FRANKFURT/PARIS (Reuters) - Shares in Volkswagen (VOWG_p.DE) plunged on Monday after the group late on Friday toned down its 2014 operating profit outlook and announced plans to buy the rest of Swedish trucks division Scania SCVb.ST in a deal partly financed by a capital increase.
After falling as much as 7.5 percent in early trade, shares in Europe’s largest carmaker were down 6.4 percent at 0848 GMT, dragging down the STOXX Europe 600 Automobiles & Parts Index .SXAP, which was 1 percent lower.
“Friday’s release supported our concerns about muted earnings growth and the pace at which VW is adding capital (organic and M&A) and constraining returns,” UBS analysts wrote in a note to clients, keeping a “sell” rating on the stock.

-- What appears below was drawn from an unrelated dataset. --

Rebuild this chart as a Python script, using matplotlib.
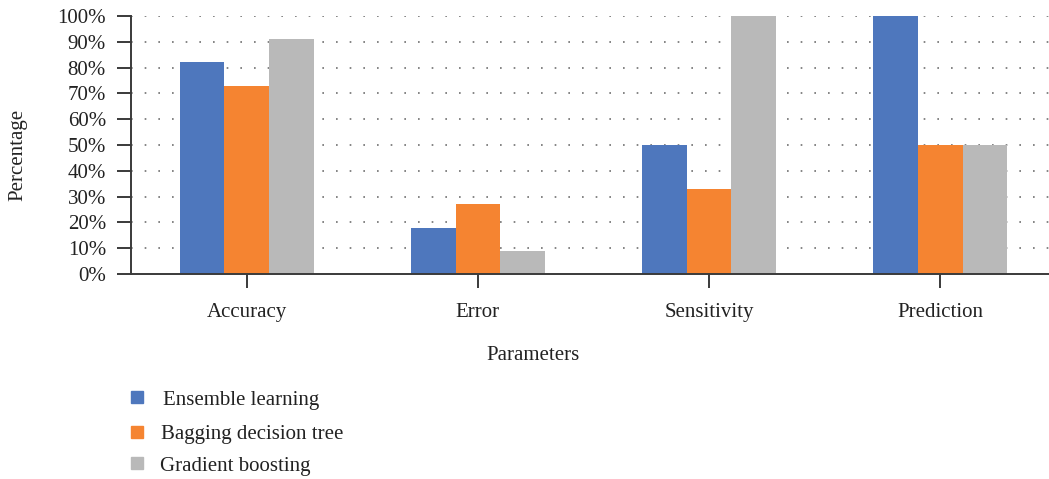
import matplotlib
matplotlib.use("Agg")
import matplotlib.pyplot as plt
import numpy as np
from matplotlib.patches import Rectangle

# values in percent
categories = ["Accuracy", "Error", "Sensitivity", "Prediction"]
ensemble = [82, 18, 50, 100]
bagging = [73, 27, 33, 50]
boosting = [91, 9, 100, 50]
series_names = ["Ensemble learning", "Bagging decision tree", "Gradient boosting"]
colors = ["#4E77BD", "#F58431", "#B9B9B9"]
yticks = list(range(0, 101, 10))

plt.rcParams["font.family"] = ["Liberation Serif", "DejaVu Serif"]
axis_color = "#3a3a3a"
text_color = "#222222"
fs = 15

fig = plt.figure(figsize=(10.49, 4.79), dpi=100)
ax = fig.add_axes([131 / 1049, 1 - 274 / 479, 925 / 1049, 258 / 479])

x = np.arange(len(categories))
w = 0.193
for i, (vals, c) in enumerate(zip([ensemble, bagging, boosting], colors)):
    ax.bar(x + (i - 1) * w, vals, width=w, color=c, zorder=3)

ax.set_xlim(-0.5, 3.5)
ax.set_ylim(0, 100)
ax.set_yticks(yticks)
ax.set_yticklabels([f"{t}%" for t in yticks])
ax.set_xticks(x)
ax.set_xticklabels(categories)

# dotted horizontal grid
for t in yticks[1:]:
    ax.axhline(t, color="#6f6f6f", lw=1.2, linestyle=(0, (1, 7.2)), zorder=1)

for s in ["top", "right"]:
    ax.spines[s].set_visible(False)
for s in ["left", "bottom"]:
    ax.spines[s].set_color(axis_color)
    ax.spines[s].set_linewidth(1.4)
ax.spines["bottom"].set_zorder(4)

ax.tick_params(axis="y", length=10, width=1.4, color=axis_color,
               labelsize=fs, pad=8, labelcolor=text_color)
ax.tick_params(axis="x", length=10, width=1.4, color=axis_color,
               labelsize=fs, pad=11, labelcolor=text_color)

fig.text(533 / 1049, 1 - 355 / 479, "Parameters", fontsize=fs, color=text_color,
         ha="center", va="center")
fig.text(18 / 1049, 1 - 155 / 479, "Percentage", fontsize=fs, color=text_color,
         ha="center", va="center", rotation=90)

# legend drawn as separate rows
rows_y = [398, 433, 464]
text_x = [163, 161, 160]
for name, c, yy, tx in zip(series_names, colors, rows_y, text_x):
    fig.patches.append(Rectangle((131 / 1049, 1 - (yy + 5) / 479), 12 / 1049, 12 / 479,
                                 transform=fig.transFigure, color=c))
    fig.text(tx / 1049, 1 - (yy + 2) / 479, name, fontsize=fs, color=text_color,
             va="center", ha="left")

fig.savefig("out.png", dpi=100)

Volkswagen plans to buy out minority shareholders of Scania for 6.7 billion euros ($9.21 billion) as it aims to jump-start a stalled eight-year effort to forge Europe’s biggest truckmaker.

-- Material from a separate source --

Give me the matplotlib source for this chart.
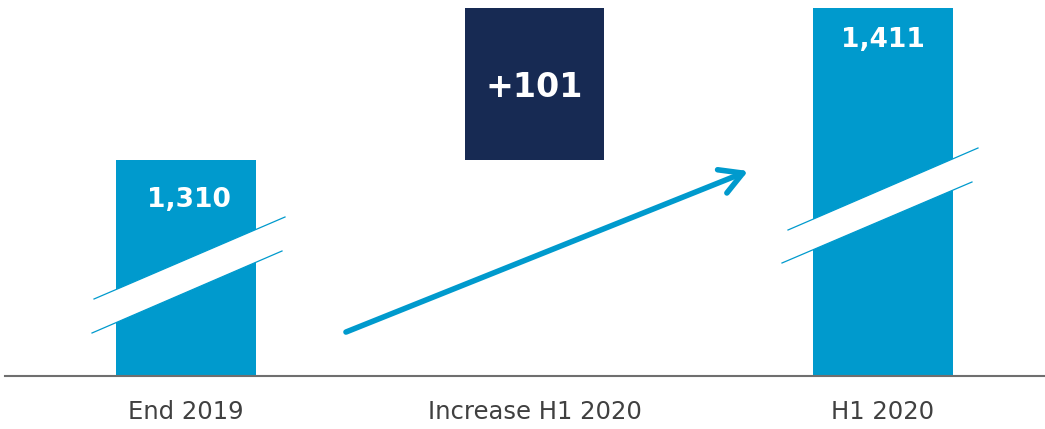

It will sell preferred shares for up to 2 billion euros, issue hybrid capital of up to 3 billion euros and draw another 2 billion euros from its ample cash reserves.
The company also said its 2014 operating margin could be within a range of 5.5 percent and 6.5 percent, compared with 5.9 percent last year.
Analysts at Barclays cut their recommendation on Volkswagen’s stock to “equal weight” from “overweight”, saying they expected the weak outlook and the Scania bid to dent sentiment and underline a view that VW management was “focused on being big at the expense of shareholder returns”.
After 30 minutes of trading on Monday, the volume of Volkswagen shares was more than the stock’s daily average volume of the past three months.